Once job seekers compose a strong, targeted resume, the next important step is to write a cover letter to help enhance their chances to land an interview. Sometimes, it’s difficult to know exactly what to include in the cover letter, or if it should be excessively formal or focus on connecting personally with the reader. The best tips: be sure the cover letter addresses the hiring manager’s needs (as detailed in the job description) and doesn’t include any mistakes to cause the reader to question your ability to do the job—for example, if you say you are detail oriented, but have misspellings in your letter.
It’s important to craft a well-written note, but never rely on the cover letter alone to tell your story. Be sure to include all pertinent information in the resume, including why you are well-qualified, and any discrepancies, including short job stints, job hopping, etc. The cover letter supports your resume, but the resume needs to do all of the heavy lifting, since many hiring managers will only look at you cover letter if they believe your resume makes the cut.
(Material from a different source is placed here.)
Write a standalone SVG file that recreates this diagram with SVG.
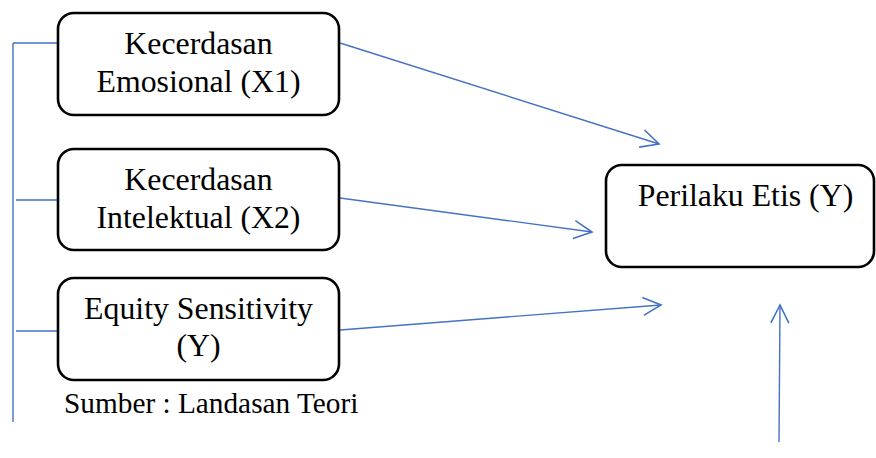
<svg xmlns="http://www.w3.org/2000/svg" width="876" height="458" viewBox="0 0 876 458">
<style>
.box{fill:#fff;stroke:#000;stroke-width:2.6}
.t{font-family:'Liberation Serif','Times New Roman',serif;font-size:31.8px;fill:#000;text-anchor:middle}
.src{font-family:'Liberation Serif','Times New Roman',serif;font-size:29.3px;fill:#000}
.c{stroke:#4472C4;stroke-width:1.4;fill:none}
</style>
<defs>
<marker id="ah" markerUnits="userSpaceOnUse" markerWidth="24" markerHeight="24" refX="19" refY="10" orient="auto" viewBox="0 0 24 20">
<path d="M1,1 L19,10 L1,19" fill="none" stroke="#4472C4" stroke-width="1.6"/>
</marker>
</defs>
<rect width="876" height="458" fill="#fff"/>
<g id="connectors">
<path class="c" d="M13,43 V422 M13,43 H58 M16,200 H58 M16,331 H58"/>
<line class="c" x1="340" y1="43" x2="659" y2="144" marker-end="url(#ah)"/>
<line class="c" x1="340" y1="198" x2="592" y2="232" marker-end="url(#ah)"/>
<line class="c" x1="340" y1="330" x2="661" y2="305" marker-end="url(#ah)"/>
<line class="c" x1="779" y1="442" x2="780" y2="305" marker-end="url(#ah)"/>
</g>
<g id="node-x1">
<rect class="box" x="58" y="13" width="281" height="102" rx="16"/>
<text class="t" x="198.5" y="54">Kecerdasan</text>
<text class="t" x="198.5" y="92">Emosional (X1)</text>
</g>
<g id="node-x2">
<rect class="box" x="58" y="149" width="281" height="101" rx="16"/>
<text class="t" x="198.5" y="190">Kecerdasan</text>
<text class="t" x="198.5" y="228">Intelektual (X2)</text>
</g>
<g id="node-x3">
<rect class="box" x="58" y="278" width="281" height="102" rx="16"/>
<text class="t" x="198.5" y="319">Equity Sensitivity</text>
<text class="t" x="198.5" y="356">(Y)</text>
</g>
<g id="node-y">
<rect class="box" x="606" y="165" width="268" height="102" rx="16"/>
<text class="t" x="745.5" y="206">Perilaku Etis (Y)</text>
</g>
<g id="source">
<text class="src" x="64" y="413">Sumber : Landasan Teori</text>
</g>
</svg>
Quint Careers reports, “Studies over the past several years suggest that somewhere between a third and half of hiring decision-makers do not read the letters.” Despite this statistic, hiring managers who expect a cover letter will penalize you for not including it, so your best bet is to write a strong letter to accompany your resume.
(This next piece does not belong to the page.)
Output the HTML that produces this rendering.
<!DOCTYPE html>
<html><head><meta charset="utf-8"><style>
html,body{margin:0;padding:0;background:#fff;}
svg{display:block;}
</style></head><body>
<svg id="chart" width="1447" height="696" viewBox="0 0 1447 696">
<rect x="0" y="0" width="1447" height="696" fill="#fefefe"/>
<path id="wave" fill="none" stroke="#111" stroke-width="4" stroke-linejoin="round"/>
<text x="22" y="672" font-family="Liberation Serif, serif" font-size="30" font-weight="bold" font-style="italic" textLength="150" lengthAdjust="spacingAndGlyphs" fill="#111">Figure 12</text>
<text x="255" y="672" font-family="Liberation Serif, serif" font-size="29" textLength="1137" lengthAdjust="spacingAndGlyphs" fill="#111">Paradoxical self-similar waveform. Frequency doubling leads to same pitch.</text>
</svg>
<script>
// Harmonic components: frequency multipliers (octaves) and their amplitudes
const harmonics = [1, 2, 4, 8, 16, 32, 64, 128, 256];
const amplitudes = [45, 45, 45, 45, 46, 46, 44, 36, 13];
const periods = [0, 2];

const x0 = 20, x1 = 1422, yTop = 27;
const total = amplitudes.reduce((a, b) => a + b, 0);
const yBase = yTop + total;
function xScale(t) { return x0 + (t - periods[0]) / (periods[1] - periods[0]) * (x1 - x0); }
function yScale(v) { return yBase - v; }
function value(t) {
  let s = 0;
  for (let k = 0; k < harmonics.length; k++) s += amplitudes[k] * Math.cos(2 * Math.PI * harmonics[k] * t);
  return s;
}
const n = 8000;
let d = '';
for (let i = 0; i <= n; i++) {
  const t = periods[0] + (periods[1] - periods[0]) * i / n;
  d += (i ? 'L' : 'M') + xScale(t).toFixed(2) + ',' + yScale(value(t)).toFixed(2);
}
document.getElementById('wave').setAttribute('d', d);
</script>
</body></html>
What should you include in your cover letter? It’s important to be clear about the job of interest, but it’s boring and a little old-fashioned to start a letter, “I’m writing to apply for the XYZ job, as advertised on ABC.” Start your letter with a “hook” to show a little personality and enthusiasm for the job. This could include a sentence or two to help demonstrate a connection between the organization and you. For example, if applying to Home Depot, “Every weekend when I was growing up, my dad and I donned orange aprons and planned out our Home Depot runs to get materials for our home improvement projects. As a life-long customer, it’s exciting to think about using my finance and accounting skills to work at Home Depot as a Finance Analyst.”
Your letter’s content should not simply repeat the information in your resume; use this as an opportunity to briefly share details an employer might want to know about you. Quint Careers’s research includes an employer “wish list” for cover letters. They want to know (succinctly):
- How did you find this position? Did someone refer you (always include this information), or did you meet the hiring manager at an event?
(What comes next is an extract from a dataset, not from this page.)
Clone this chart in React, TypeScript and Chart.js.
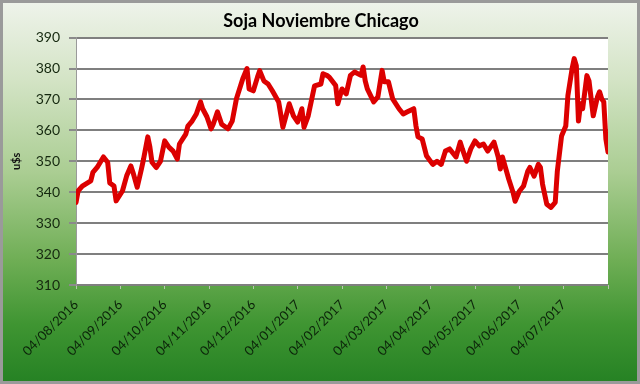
import React, { useEffect, useRef } from 'react';
import { Chart, registerables } from 'chart.js';

Chart.register(...registerables);

const TITLE = 'Soja Noviembre Chicago';
const Y_LABEL = 'u$s';
const MONTH_LABELS = [
  '04/08/2016', '04/09/2016', '04/10/2016', '04/11/2016', '04/12/2016', '04/01/2017',
  '04/02/2017', '04/03/2017', '04/04/2017', '04/05/2017', '04/06/2017', '04/07/2017',
];
const SESSIONS_PER_LABEL = 21;
const Y_MIN = 310;
const Y_MAX = 390;
const Y_STEP = 10;

// trading-session index since 04/08/2016
const SESSIONS = [
  0, 1, 3, 7, 8, 10, 13, 15, 16, 18, 19, 22, 24, 26, 27, 29, 31, 32, 34, 35,
  36, 38, 40, 42, 44, 46, 48, 49, 52, 53, 55, 57, 59, 60, 62, 64, 65, 67, 69, 72,
  74, 76, 79, 81, 82, 84, 86, 87, 89, 91, 93, 96, 98, 100, 101, 103, 105, 107, 108, 110,
  112, 113, 116, 117, 119, 120, 123, 124, 126, 128, 130, 132, 135, 136, 137, 138, 141, 143, 145, 146,
  148, 150, 153, 155, 157, 160, 161, 162, 164, 166, 169, 171, 173, 175, 177, 180, 182, 183, 185, 187,
  189, 191, 193, 195, 198, 200, 201, 202, 203, 205, 207, 208, 210, 212, 214, 215, 217, 219, 220, 221,
  223, 225, 227, 228, 230, 232, 233, 235, 236, 237, 238, 239, 240, 242, 243, 245, 247, 248, 249, 250,
  251, 252,
];
// u$s per tonelada
const PRICES = [
  336.7, 340.4, 342.0, 343.7, 346.4, 348.0, 351.4, 349.7, 343.0, 342.0, 337.2, 340.4, 345.3, 348.5, 346.4, 341.6, 347.5, 350.7, 357.9, 354.6,
  349.7, 348.0, 350.0, 356.6, 354.6, 353.3, 350.7, 355.6, 358.8, 361.4, 363.0, 365.3, 369.2, 367.0, 364.4, 360.5, 362.0, 366.0, 362.0, 360.5,
  363.0, 370.2, 376.7, 380.0, 373.4, 372.8, 377.3, 379.3, 376.0, 375.0, 372.8, 369.2, 361.0, 366.0, 368.6, 364.7, 362.7, 367.0, 361.0, 364.7,
  371.2, 374.4, 375.0, 378.3, 377.7, 377.2, 374.5, 368.6, 373.4, 371.8, 377.8, 378.9, 377.8, 380.5, 376.0, 373.4, 369.2, 370.8, 379.4, 375.7,
  375.7, 370.2, 367.0, 365.3, 366.0, 367.0, 361.6, 357.9, 357.2, 351.8, 349.0, 350.0, 349.0, 353.3, 354.0, 351.4, 356.2, 354.0, 350.0, 354.0,
  356.6, 355.0, 355.6, 353.3, 356.2, 351.4, 347.5, 351.4, 349.0, 344.2, 340.0, 337.1, 340.3, 342.0, 346.8, 348.0, 345.2, 349.0, 348.0, 342.6,
  336.1, 335.1, 336.7, 346.8, 358.2, 361.4, 371.2, 380.0, 383.2, 380.9, 363.0, 368.6, 367.0, 377.7, 376.0, 364.7, 370.8, 372.5, 370.2, 369.2,
  357.2, 353.0,
];

const plotBackground = {
  id: 'plotBackground',
  beforeDraw(chart: any) {
    const { ctx, chartArea: a } = chart;
    ctx.save();
    ctx.fillStyle = '#ffffff';
    ctx.fillRect(a.left, a.top, a.right - a.left, a.bottom - a.top);
    ctx.restore();
  },
};

export default function App() {
  const canvasRef = useRef<HTMLCanvasElement | null>(null);

  useEffect(() => {
    if (!canvasRef.current) return;
    const points = SESSIONS.map((s, i) => ({ x: s, y: PRICES[i] }));
    const chart = new Chart(canvasRef.current, {
      type: 'line',
      data: {
        datasets: [
          {
            label: 'Soja Noviembre',
            data: points,
            borderColor: '#dc0000',
            borderWidth: 5,
            pointRadius: 0,
            tension: 0,
            borderJoinStyle: 'round',
            borderCapStyle: 'round',
          },
        ],
      },
      options: {
        responsive: false,
        animation: false,
        layout: { padding: { left: 2, right: 0, top: 9, bottom: 0 } },
        plugins: {
          legend: { display: false },
          tooltip: { enabled: false },
          title: {
            display: true,
            text: TITLE,
            color: '#000000',
            font: { family: 'Lato', size: 18, weight: 'bold' },
            padding: { top: 1, bottom: 6 },
          },
        },
        scales: {
          x: {
            type: 'linear',
            min: 0,
            max: SESSIONS_PER_LABEL * MONTH_LABELS.length,
            afterFit(scale: any) {
              scale.height = 99;
            },
            ticks: {
              stepSize: SESSIONS_PER_LABEL,
              autoSkip: false,
              minRotation: 45,
              maxRotation: 45,
              padding: 8,
              color: '#0c240a',
              font: { family: 'Lato', size: 13 },
              callback: (v: any) => MONTH_LABELS[Math.round(Number(v) / SESSIONS_PER_LABEL)] ?? '',
            },
            grid: {
              drawOnChartArea: false,
              drawTicks: true,
              tickLength: 4,
              color: '#b8c8b0',
            },
            border: { display: false },
          },
          y: {
            position: 'left',
            min: Y_MIN,
            max: Y_MAX,
            afterFit(scale: any) {
              scale.width = 74;
            },
            ticks: {
              stepSize: Y_STEP,
              padding: 9,
              color: '#15280f',
              font: { family: 'Lato', size: 14 },
            },
            grid: {
              color: '#7f7f7f',
              lineWidth: 2,
              tickLength: 7,
              tickColor: '#8a8a8a',
              tickWidth: 2,
            },
            border: { display: true, color: '#9a9a9a', width: 1 },
            title: {
              display: true,
              text: Y_LABEL,
              color: '#111111',
              font: { family: 'Lato', size: 11, weight: 'bold' },
              padding: { top: 8, bottom: 0 },
            },
          },
          yRightSpace: {
            position: 'right',
            min: Y_MIN,
            max: Y_MAX,
            afterFit(scale: any) {
              scale.width = 32;
            },
            ticks: { display: false },
            grid: { drawOnChartArea: false, drawTicks: false },
            border: { display: false },
          },
        },
      },
      plugins: [plotBackground],
    });
    return () => chart.destroy();
  }, []);

  return (
    <div
      style={{
        position: 'absolute',
        left: 0,
        top: 0,
        width: 640,
        height: 384,
        boxSizing: 'border-box',
        border: '3px solid #9a9a9a',
        background:
          'linear-gradient(to bottom, #eef3ea 0%, #d4e4c6 20%, #aacd92 45%, #6fae55 68%, #3f9532 85%, #268224 100%)',
        overflow: 'hidden',
      }}
    >
      <canvas
        ref={canvasRef}
        width={640}
        height={384}
        style={{ position: 'absolute', left: -3, top: -3, width: 640, height: 384 }}
      />
    </div>
  );
}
- Why are you applying? Why are you qualified?
- What do you know about the company? If you’ve done research about the company or organization, demonstrate it in the cover letter.
Other important aspects to incorporate:
- Strong writing skills; your cover letter is a de facto writing sample.
- Easy-to-read formatting, including bullet points and white space, and keep it to one page. When you apply by email, your cover letter is the body of the email with your resume attached.
- Details from the job description; make a direct connection between your skills and their needs.
- Tailored content; make sure the letter does not seem generic or as if it was written for any audience.
Format your cover letter with the following information:
- An introduction, including the “hook” or story mentioned above and the name of the job you’re applying for.
- Several paragraphs outlining your qualifications. Consider pulling out three main points (umbrella topics) from the job description and use each one as the basis of a paragraph describing your qualifications. Make a point to indicate anything unique or special about you that would help make you most qualified for the job.
- A concluding paragraph indicating when you plan to follow up and suggesting your availability. For example, if you are an out-of-town candidate, you may add, “I will be in the Boston area early next month, and hope to have an opportunity to meet you then. I will be in touch the week of ___________ to follow up if I don’t hear from you sooner.”
A strong cover letter may make the difference. Don’t underestimate this important job-search step.